— Written exercise —
Skip the pictures. Set down, word for word, the lines from the start of the material up to and including the line with "import pandas as pd".
☆ ☆ ☆ ☆ ☆
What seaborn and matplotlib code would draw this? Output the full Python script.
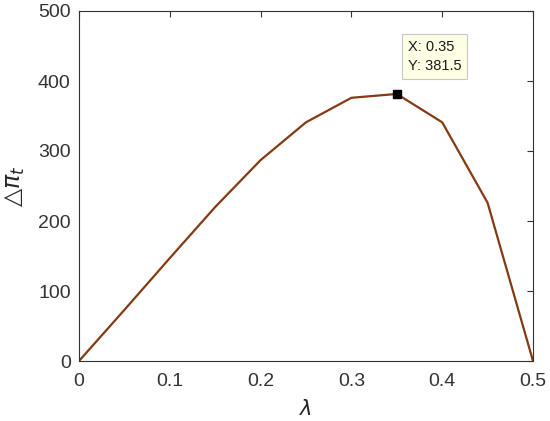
import matplotlib
matplotlib.use('Agg')
import matplotlib.pyplot as plt
import seaborn as sns
import pandas as pd

lam = [0, 0.05, 0.1, 0.15, 0.2, 0.25, 0.3, 0.35, 0.4, 0.45, 0.5]
dpi_t = [0, 73, 147, 220, 287, 341, 376, 381.5, 341, 226, 0]
tip_x, tip_y = 0.35, 381.5

df = pd.DataFrame({'lam': lam, 'dpi': dpi_t})

sns.set_style('white')
plt.rcParams['font.family'] = ['Liberation Sans', 'DejaVu Sans']

fig = plt.figure(figsize=(5.5, 4.21), dpi=100)
ax = fig.add_axes([79/550, 1-361/421, (533-79)/550, (361-11)/421])
sns.lineplot(data=df, x='lam', y='dpi', color='#843a12', linewidth=1.6, ax=ax)
ax.plot([tip_x], [tip_y], marker='s', color='black', markersize=6)
ax.annotate(f'X: {tip_x}\nY: {tip_y}', xy=(tip_x, tip_y), xytext=(8, 15),
            textcoords='offset points', fontsize=10.5, va='bottom', ha='left',
            linespacing=1.45, color='#1a1a1a',
            bbox=dict(boxstyle='square,pad=0.4', fc='#ffffe6', ec='#c8c8c8', lw=0.8))

ax.set_xlim(0, 0.5)
ax.set_ylim(0, 500)
ax.set_xticks([0, 0.1, 0.2, 0.3, 0.4, 0.5])
ax.set_xticklabels(['0', '0.1', '0.2', '0.3', '0.4', '0.5'])
ax.set_yticks([0, 100, 200, 300, 400, 500])
ax.tick_params(direction='in', top=True, right=True, labelsize=14, colors='#333333',
               length=4, width=0.8)
ax.tick_params(axis='x', pad=9)
ax.tick_params(axis='y', pad=6)
for s in ax.spines.values():
    s.set_color('#333333')
    s.set_linewidth(0.8)
ax.set_xlabel(r'$\lambda$', fontsize=15, color='#262626', labelpad=6)
ax.set_ylabel('△' + r'$\pi_t$', fontsize=17, color='#262626',
              family=['DejaVu Sans'], labelpad=8)

fig.savefig('out.png', dpi=100)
☆ ☆ ☆ ☆ ☆
— Task response —
What seaborn and matplotlib code would draw this? Output the full Python script.
import matplotlib
matplotlib.use('Agg')
import matplotlib.pyplot as plt
import seaborn as sns
import pandas as pd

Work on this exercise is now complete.